» Dataset content:

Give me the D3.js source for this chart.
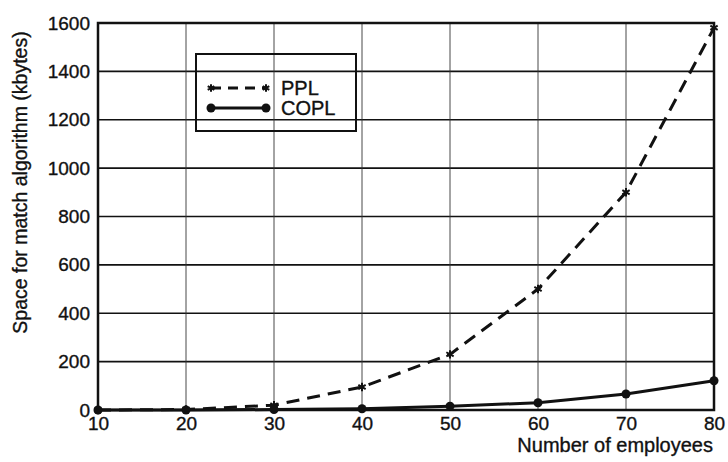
<!DOCTYPE html>
<html><head><meta charset="utf-8">
<script src="https://cdn.jsdelivr.net/npm/d3@7"></script>
<style>body{margin:0;background:#fff}svg{display:block}text{font-family:"Liberation Sans",Arial,sans-serif;fill:#111;stroke:#111;stroke-width:0.35px}</style>
</head><body><svg id="c" width="728" height="462"></svg>
<script>
const employees = [10, 20, 30, 40, 50, 60, 70, 80];
const ppl = [0, 2, 20, 95, 230, 500, 900, 1580];
const copl = [0, 0, 2, 5, 16, 30, 66, 121];
const xTicks = [10, 20, 30, 40, 50, 60, 70, 80];
const yTicks = [0, 200, 400, 600, 800, 1000, 1200, 1400, 1600];
const seriesNames = ["PPL", "COPL"];

const svg = d3.select("#c");
const m = {l: 98, r: 714, t: 23, b: 410};
const x = d3.scaleLinear().domain([10, 80]).range([m.l, m.r]);
const y = d3.scaleLinear().domain([0, 1600]).range([m.b, m.t]);
const FF = "Liberation Sans, Arial, sans-serif";

// gridlines
svg.append("g").selectAll("line").data(yTicks.slice(1, -1)).join("line")
  .attr("x1", m.l).attr("x2", m.r).attr("y1", d => y(d)).attr("y2", d => y(d))
  .attr("stroke", "#111").attr("stroke-width", 1.6);
svg.append("g").selectAll("line").data(xTicks.slice(1, -1)).join("line")
  .attr("y1", m.t).attr("y2", m.b).attr("x1", d => x(d)).attr("x2", d => x(d))
  .attr("stroke", "#333").attr("stroke-width", 0.9);

// frame
svg.append("rect").attr("x", m.l).attr("y", m.t).attr("width", m.r - m.l).attr("height", m.b - m.t)
  .attr("fill", "none").attr("stroke", "#111").attr("stroke-width", 2.5);

// axes (labels only)
const xa = svg.append("g").attr("transform", `translate(0,${m.b})`)
  .call(d3.axisBottom(x).tickValues(xTicks).tickSize(0).tickPadding(7).tickFormat(d3.format("d")));
xa.select(".domain").remove();
xa.attr("font-size", 19).attr("font-family", FF);
xa.selectAll("text").attr("fill", "#111");
const ya = svg.append("g").attr("transform", `translate(${m.l},0)`)
  .call(d3.axisLeft(y).tickValues(yTicks).tickSize(0).tickPadding(8).tickFormat(d3.format("d")));
ya.select(".domain").remove();
ya.attr("font-size", 19).attr("font-family", FF);
ya.selectAll("text").attr("fill", "#111");

// axis titles
svg.append("text").attr("x", m.r - 1).attr("y", 452).attr("text-anchor", "end")
  .attr("font-size", 20).text("Number of employees");
svg.append("text").attr("transform", `translate(27,${(25 + 340) / 2}) rotate(-90)`)
  .attr("text-anchor", "middle").attr("font-size", 19.5).text("Space for match algorithm (kbytes)");

// series
const line = d3.line().x(d => x(d[0])).y(d => y(d[1]));
const pplData = employees.map((e, i) => [e, ppl[i]]);
const coplData = employees.map((e, i) => [e, copl[i]]);

svg.append("path").datum(pplData).attr("d", line).attr("fill", "none")
  .attr("stroke", "#111").attr("stroke-width", 3).attr("stroke-dasharray", "13,8");
svg.append("path").datum(coplData).attr("d", line).attr("fill", "none")
  .attr("stroke", "#111").attr("stroke-width", 3);

const star = d3.symbol().type(d3.symbolAsterisk).size(50);
svg.append("g").selectAll("path").data(pplData).join("path")
  .attr("transform", d => `translate(${x(d[0])},${y(d[1])})`)
  .attr("d", star).attr("stroke", "#111").attr("stroke-width", 2).attr("fill", "none");
svg.append("g").selectAll("circle").data(coplData).join("circle")
  .attr("cx", d => x(d[0])).attr("cy", d => y(d[1])).attr("r", 4.5).attr("fill", "#111");

// legend
const lg = svg.append("g");
lg.append("rect").attr("x", 196).attr("y", 54).attr("width", 160).attr("height", 77)
  .attr("fill", "none").attr("stroke", "#111").attr("stroke-width", 2);
const ly = [88, 108];
lg.append("line").attr("x1", 211).attr("x2", 266).attr("y1", ly[0]).attr("y2", ly[0])
  .attr("stroke", "#111").attr("stroke-width", 3).attr("stroke-dasharray", "10,7");
lg.selectAll(".pm").data([211, 266]).join("path").attr("class", "pm")
  .attr("transform", d => `translate(${d},${ly[0]})`)
  .attr("d", d3.symbol().type(d3.symbolAsterisk).size(40)).attr("stroke", "#111").attr("stroke-width", 2);
lg.append("line").attr("x1", 211).attr("x2", 266).attr("y1", ly[1]).attr("y2", ly[1])
  .attr("stroke", "#111").attr("stroke-width", 3);
lg.selectAll(".cm").data([211, 266]).join("circle").attr("class", "cm")
  .attr("cx", d => d).attr("cy", ly[1]).attr("r", 4.5).attr("fill", "#111");
lg.selectAll(".lt").data(seriesNames).join("text").attr("class", "lt")
  .attr("x", 281).attr("y", (d, i) => ly[i] + 7).attr("font-size", 20).text(d => d);
</script></body></html>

» What to work on: Repeat the material above verbatim. Leave the pictures behind.

» Exercise output:
Give me the D3.js source for this chart.
<!DOCTYPE html>
<html><head><meta charset="utf-8">
<script src="https://cdn.jsdelivr.net/npm/d3@7"></script>
<style>body{margin:0;background:#fff}svg{display:block}text{font-family:"Liberation Sans",Arial,sans-serif;fill:#111;stroke:#111;stroke-width:0.35px}</style>
</head><body><svg id="c" width="728" height="462"></svg>
<script>
const employees = [10, 20, 30, 40, 50, 60, 70, 80];
const ppl = [0, 2, 20, 95, 230, 500, 900, 1580];
const copl = [0, 0, 2, 5, 16, 30, 66, 121];
const xTicks = [10, 20, 30, 40, 50, 60, 70, 80];
const yTicks = [0, 200, 400, 600, 800, 1000, 1200, 1400, 1600];
const seriesNames = ["PPL", "COPL"];

const svg = d3.select("#c");
const m = {l: 98, r: 714, t: 23, b: 410};
const x = d3.scaleLinear().domain([10, 80]).range([m.l, m.r]);
const y = d3.scaleLinear().domain([0, 1600]).range([m.b, m.t]);
const FF = "Liberation Sans, Arial, sans-serif";

// gridlines
svg.append("g").selectAll("line").data(yTicks.slice(1, -1)).join("line")
  .attr("x1", m.l).attr("x2", m.r).attr("y1", d => y(d)).attr("y2", d => y(d))
  .attr("stroke", "#111").attr("stroke-width", 1.6);
svg.append("g").selectAll("line").data(xTicks.slice(1, -1)).join("line")
  .attr("y1", m.t).attr("y2", m.b).attr("x1", d => x(d)).attr("x2", d => x(d))
  .attr("stroke", "#333").attr("stroke-width", 0.9);

// frame
svg.append("rect").attr("x", m.l).attr("y", m.t).attr("width", m.r - m.l).attr("height", m.b - m.t)
  .attr("fill", "none").attr("stroke", "#111").attr("stroke-width", 2.5);

// axes (labels only)
const xa = svg.append("g").attr("transform", `translate(0,${m.b})`)
  .call(d3.axisBottom(x).tickValues(xTicks).tickSize(0).tickPadding(7).tickFormat(d3.format("d")));
xa.select(".domain").remove();
xa.attr("font-size", 19).attr("font-family", FF);
xa.selectAll("text").attr("fill", "#111");
const ya = svg.append("g").attr("transform", `translate(${m.l},0)`)
  .call(d3.axisLeft(y).tickValues(yTicks).tickSize(0).tickPadding(8).tickFormat(d3.format("d")));
ya.select(".domain").remove();
ya.attr("font-size", 19).attr("font-family", FF);
ya.selectAll("text").attr("fill", "#111");

// axis titles
svg.append("text").attr("x", m.r - 1).attr("y", 452).attr("text-anchor", "end")
  .attr("font-size", 20).text("Number of employees");
svg.append("text").attr("transform", `translate(27,${(25 + 340) / 2}) rotate(-90)`)
  .attr("text-anchor", "middle").attr("font-size", 19.5).text("Space for match algorithm (kbytes)");

// series
const line = d3.line().x(d => x(d[0])).y(d => y(d[1]));
const pplData = employees.map((e, i) => [e, ppl[i]]);
const coplData = employees.map((e, i) => [e, copl[i]]);

svg.append("path").datum(pplData).attr("d", line).attr("fill", "none")
  .attr("stroke", "#111").attr("stroke-width", 3).attr("stroke-dasharray", "13,8");
svg.append("path").datum(coplData).attr("d", line).attr("fill", "none")
  .attr("stroke", "#111").attr("stroke-width", 3);

const star = d3.symbol().type(d3.symbolAsterisk).size(50);
svg.append("g").selectAll("path").data(pplData).join("path")
  .attr("transform", d => `translate(${x(d[0])},${y(d[1])})`)
  .attr("d", star).attr("stroke", "#111").attr("stroke-width", 2).attr("fill", "none");
svg.append("g").selectAll("circle").data(coplData).join("circle")
  .attr("cx", d => x(d[0])).attr("cy", d => y(d[1])).attr("r", 4.5).attr("fill", "#111");

// legend
const lg = svg.append("g");
lg.append("rect").attr("x", 196).attr("y", 54).attr("width", 160).attr("height", 77)
  .attr("fill", "none").attr("stroke", "#111").attr("stroke-width", 2);
const ly = [88, 108];
lg.append("line").attr("x1", 211).attr("x2", 266).attr("y1", ly[0]).attr("y2", ly[0])
  .attr("stroke", "#111").attr("stroke-width", 3).attr("stroke-dasharray", "10,7");
lg.selectAll(".pm").data([211, 266]).join("path").attr("class", "pm")
  .attr("transform", d => `translate(${d},${ly[0]})`)
  .attr("d", d3.symbol().type(d3.symbolAsterisk).size(40)).attr("stroke", "#111").attr("stroke-width", 2);
lg.append("line").attr("x1", 211).attr("x2", 266).attr("y1", ly[1]).attr("y2", ly[1])
  .attr("stroke", "#111").attr("stroke-width", 3);
lg.selectAll(".cm").data([211, 266]).join("circle").attr("class", "cm")
  .attr("cx", d => d).attr("cy", ly[1]).attr("r", 4.5).attr("fill", "#111");
lg.selectAll(".lt").data(seriesNames).join("text").attr("class", "lt")
  .attr("x", 281).attr("y", (d, i) => ly[i] + 7).attr("font-size", 20).text(d => d);
</script></body></html>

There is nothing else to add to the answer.